▸ Challenge
Below are records; please write out exactly the lines from the first line through the line containing "import * as", with no pictures.

▸ Stored records
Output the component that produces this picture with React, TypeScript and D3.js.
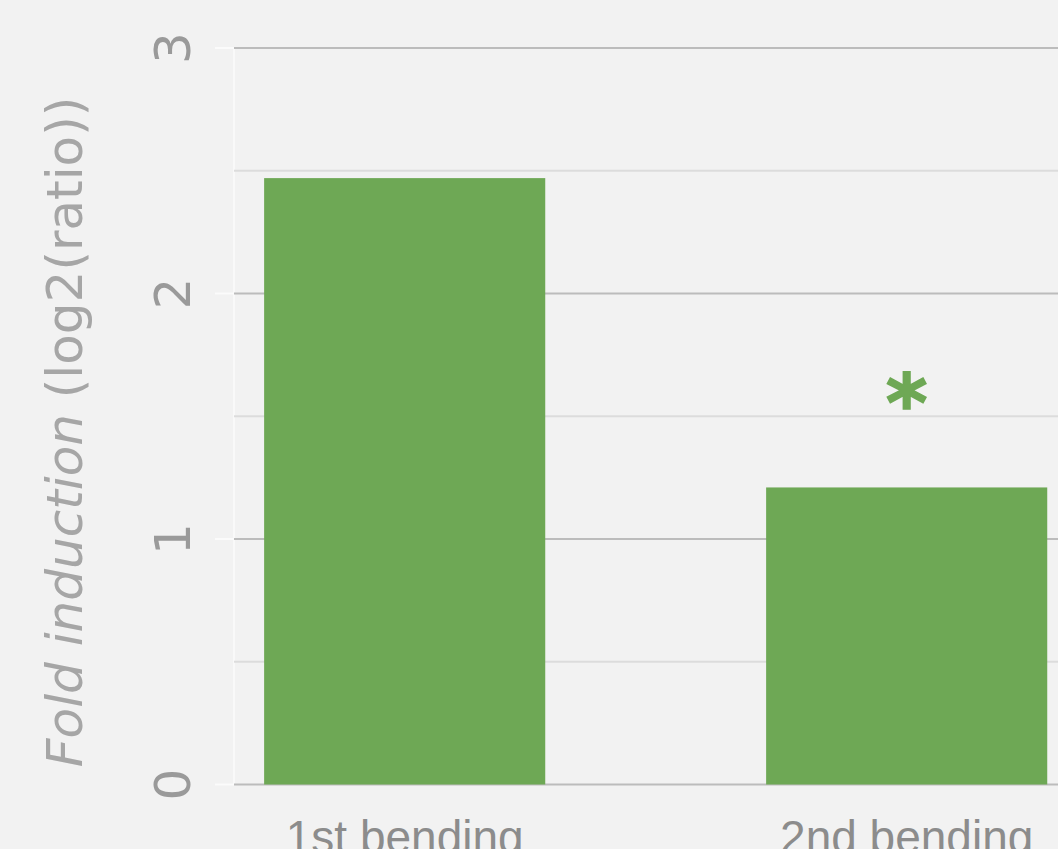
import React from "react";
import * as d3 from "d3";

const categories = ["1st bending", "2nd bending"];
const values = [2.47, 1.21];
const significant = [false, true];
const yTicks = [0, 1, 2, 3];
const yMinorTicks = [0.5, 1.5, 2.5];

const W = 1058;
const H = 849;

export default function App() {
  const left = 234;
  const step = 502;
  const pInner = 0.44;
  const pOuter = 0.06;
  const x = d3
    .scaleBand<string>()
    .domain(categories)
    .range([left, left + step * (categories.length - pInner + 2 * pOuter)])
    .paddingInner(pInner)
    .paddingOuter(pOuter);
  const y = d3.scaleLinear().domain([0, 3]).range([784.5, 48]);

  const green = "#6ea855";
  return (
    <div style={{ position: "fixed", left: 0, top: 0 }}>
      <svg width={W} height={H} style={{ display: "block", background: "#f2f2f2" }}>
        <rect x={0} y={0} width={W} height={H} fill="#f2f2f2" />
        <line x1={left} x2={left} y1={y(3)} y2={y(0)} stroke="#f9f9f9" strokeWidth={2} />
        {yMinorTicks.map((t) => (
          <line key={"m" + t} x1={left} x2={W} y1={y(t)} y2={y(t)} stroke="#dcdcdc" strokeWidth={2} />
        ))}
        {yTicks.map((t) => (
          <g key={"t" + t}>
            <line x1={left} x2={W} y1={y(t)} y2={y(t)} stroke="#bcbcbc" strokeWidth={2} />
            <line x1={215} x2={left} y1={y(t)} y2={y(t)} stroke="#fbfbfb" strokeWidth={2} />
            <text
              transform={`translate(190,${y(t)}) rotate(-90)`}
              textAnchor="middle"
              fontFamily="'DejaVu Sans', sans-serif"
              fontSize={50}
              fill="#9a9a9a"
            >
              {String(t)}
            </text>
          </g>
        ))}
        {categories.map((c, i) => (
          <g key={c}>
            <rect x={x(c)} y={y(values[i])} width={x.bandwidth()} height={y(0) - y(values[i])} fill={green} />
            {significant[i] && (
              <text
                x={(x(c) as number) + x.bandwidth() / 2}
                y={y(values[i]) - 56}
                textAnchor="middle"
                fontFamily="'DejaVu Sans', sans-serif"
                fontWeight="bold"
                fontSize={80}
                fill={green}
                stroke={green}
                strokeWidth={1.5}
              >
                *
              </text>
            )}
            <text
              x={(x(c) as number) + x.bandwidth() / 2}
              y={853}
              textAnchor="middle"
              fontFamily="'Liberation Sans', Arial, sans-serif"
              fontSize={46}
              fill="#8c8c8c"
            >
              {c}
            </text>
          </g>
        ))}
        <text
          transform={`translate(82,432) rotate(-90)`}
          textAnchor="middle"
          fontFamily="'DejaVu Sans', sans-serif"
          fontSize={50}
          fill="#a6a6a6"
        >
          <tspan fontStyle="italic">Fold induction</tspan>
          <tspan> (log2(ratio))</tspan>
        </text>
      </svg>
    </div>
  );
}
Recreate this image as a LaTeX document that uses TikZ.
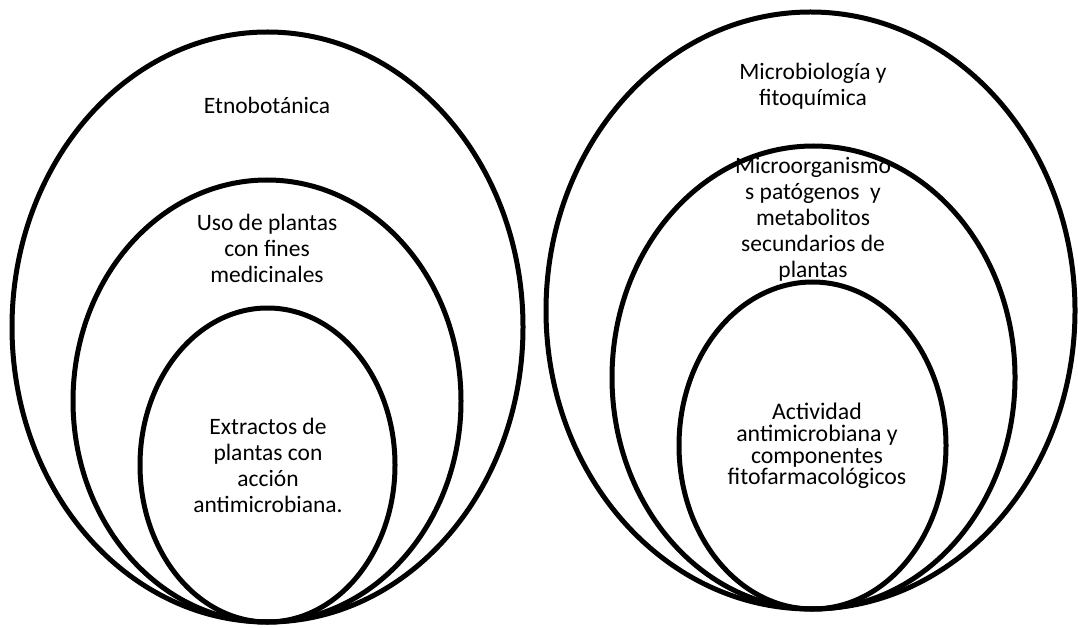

▸ Solution to the exercise
Output the component that produces this picture with React, TypeScript and D3.js.
import React from "react";
import * as d3 from "d3";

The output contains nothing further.